======== DATASET ROWS ========

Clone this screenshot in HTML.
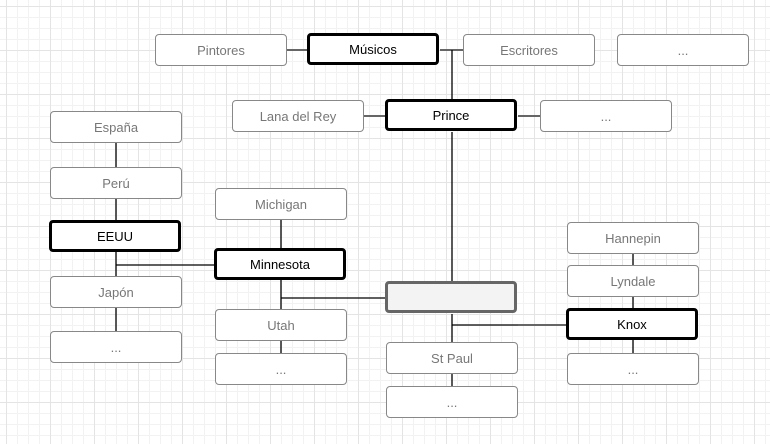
<!DOCTYPE html>
<html><head><meta charset="utf-8"><style>
body{margin:0;width:770px;height:444px;overflow:hidden;background:#fff;
background-image:linear-gradient(#e4e4e4 1px,transparent 1px),linear-gradient(90deg,#e4e4e4 1px,transparent 1px),linear-gradient(#f2f2f2 1px,transparent 1px),linear-gradient(90deg,#f2f2f2 1px,transparent 1px);
background-size:44px 44px,44px 44px,11px 11px,11px 11px;background-position:6px 6px,6px 6px,6px 6px,6px 6px;font-family:"Liberation Sans",sans-serif;position:relative}
.b{position:absolute;width:130px;height:30px;border:1px solid #888;border-radius:4px;background:#fff;color:#777;font-size:13px;display:flex;align-items:center;justify-content:center;box-sizing:content-box}
.k{border:3px solid #000;width:126px;height:26px;color:#000;font-size:13px}
svg{position:absolute;left:0;top:0}
</style></head><body>
<svg width="770" height="444">
<g stroke="#666" stroke-width="2" fill="none">
<line x1="287" y1="50" x2="308" y2="50"/><line x1="440" y1="50" x2="463" y2="50"/>
<line x1="364" y1="116" x2="386" y2="116"/><line x1="518" y1="116" x2="540" y2="116"/>
<line x1="518" y1="325" x2="567" y2="325"/>
</g>
<g stroke="#000" stroke-width="1.3" fill="none">
<line x1="452" y1="50" x2="452" y2="100"/><line x1="452" y1="132" x2="452" y2="282"/>
<line x1="116" y1="143" x2="116" y2="331"/><line x1="116" y1="265" x2="215" y2="265"/>
<line x1="281" y1="220" x2="281" y2="353"/><line x1="281" y1="298" x2="386" y2="298"/>
<line x1="452" y1="314" x2="452" y2="386"/><line x1="452" y1="325" x2="518" y2="325"/>
<line x1="633" y1="254" x2="633" y2="353"/>
</g>
</svg>
<div class="b" style="left:155px;top:34px">Pintores</div>
<div class="b k" style="left:307px;top:33px">Músicos</div>
<div class="b" style="left:463px;top:34px">Escritores</div>
<div class="b" style="left:617px;top:34px">...</div>
<div class="b" style="left:232px;top:100px">Lana del Rey</div>
<div class="b k" style="left:385px;top:99px">Prince</div>
<div class="b" style="left:540px;top:100px">...</div>
<div class="b" style="left:50px;top:111px">España</div>
<div class="b" style="left:50px;top:167px">Perú</div>
<div class="b k" style="left:49px;top:220px">EEUU</div>
<div class="b" style="left:50px;top:276px">Japón</div>
<div class="b" style="left:50px;top:331px">...</div>
<div class="b" style="left:215px;top:188px">Michigan</div>
<div class="b k" style="left:214px;top:248px">Minnesota</div>
<div class="b" style="left:215px;top:309px">Utah</div>
<div class="b" style="left:215px;top:353px">...</div>
<div class="b k" style="left:385px;top:281px;border-color:#666;background:#f3f3f3"></div>
<div class="b" style="left:386px;top:342px">St Paul</div>
<div class="b" style="left:386px;top:386px">...</div>
<div class="b" style="left:567px;top:222px">Hannepin</div>
<div class="b" style="left:567px;top:265px">Lyndale</div>
<div class="b k" style="left:566px;top:308px">Knox</div>
<div class="b" style="left:567px;top:353px">...</div>
</body></html>
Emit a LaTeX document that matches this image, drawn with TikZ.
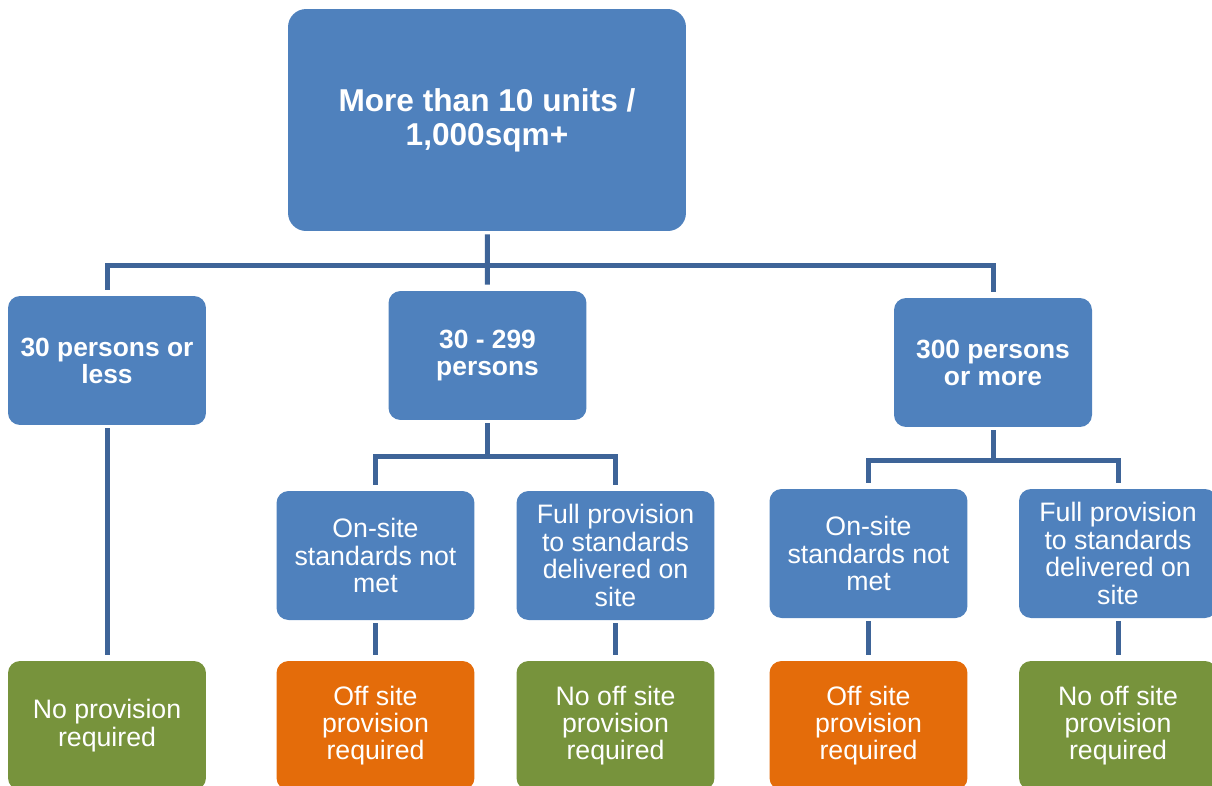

========

▸ GOAL: Transcribe the records above exactly, leaving out every picture.

▸ ANSWER:
Clone this screenshot in HTML.
<!DOCTYPE html>
<html><head><meta charset="utf-8"><style>
body{margin:0;width:770px;height:444px;overflow:hidden;background:#fff;
background-image:linear-gradient(#e4e4e4 1px,transparent 1px),linear-gradient(90deg,#e4e4e4 1px,transparent 1px),linear-gradient(#f2f2f2 1px,transparent 1px),linear-gradient(90deg,#f2f2f2 1px,transparent 1px);
background-size:44px 44px,44px 44px,11px 11px,11px 11px;background-position:6px 6px,6px 6px,6px 6px,6px 6px;font-family:"Liberation Sans",sans-serif;position:relative}
.b{position:absolute;width:130px;height:30px;border:1px solid #888;border-radius:4px;background:#fff;color:#777;font-size:13px;display:flex;align-items:center;justify-content:center;box-sizing:content-box}
.k{border:3px solid #000;width:126px;height:26px;color:#000;font-size:13px}
svg{position:absolute;left:0;top:0}
</style></head><body>
<svg width="770" height="444">
<g stroke="#666" stroke-width="2" fill="none">
<line x1="287" y1="50" x2="308" y2="50"/><line x1="440" y1="50" x2="463" y2="50"/>
<line x1="364" y1="116" x2="386" y2="116"/><line x1="518" y1="116" x2="540" y2="116"/>
<line x1="518" y1="325" x2="567" y2="325"/>
</g>
<g stroke="#000" stroke-width="1.3" fill="none">
<line x1="452" y1="50" x2="452" y2="100"/><line x1="452" y1="132" x2="452" y2="282"/>
<line x1="116" y1="143" x2="116" y2="331"/><line x1="116" y1="265" x2="215" y2="265"/>
<line x1="281" y1="220" x2="281" y2="353"/><line x1="281" y1="298" x2="386" y2="298"/>
<line x1="452" y1="314" x2="452" y2="386"/><line x1="452" y1="325" x2="518" y2="325"/>
<line x1="633" y1="254" x2="633" y2="353"/>
</g>
</svg>
<div class="b" style="left:155px;top:34px">Pintores</div>
<div class="b k" style="left:307px;top:33px">Músicos</div>
<div class="b" style="left:463px;top:34px">Escritores</div>
<div class="b" style="left:617px;top:34px">...</div>
<div class="b" style="left:232px;top:100px">Lana del Rey</div>
<div class="b k" style="left:385px;top:99px">Prince</div>
<div class="b" style="left:540px;top:100px">...</div>
<div class="b" style="left:50px;top:111px">España</div>
<div class="b" style="left:50px;top:167px">Perú</div>
<div class="b k" style="left:49px;top:220px">EEUU</div>
<div class="b" style="left:50px;top:276px">Japón</div>
<div class="b" style="left:50px;top:331px">...</div>
<div class="b" style="left:215px;top:188px">Michigan</div>
<div class="b k" style="left:214px;top:248px">Minnesota</div>
<div class="b" style="left:215px;top:309px">Utah</div>
<div class="b" style="left:215px;top:353px">...</div>
<div class="b k" style="left:385px;top:281px;border-color:#666;background:#f3f3f3"></div>
<div class="b" style="left:386px;top:342px">St Paul</div>
<div class="b" style="left:386px;top:386px">...</div>
<div class="b" style="left:567px;top:222px">Hannepin</div>
<div class="b" style="left:567px;top:265px">Lyndale</div>
<div class="b k" style="left:566px;top:308px">Knox</div>
<div class="b" style="left:567px;top:353px">...</div>
</body></html>
Emit a LaTeX document that matches this image, drawn with TikZ.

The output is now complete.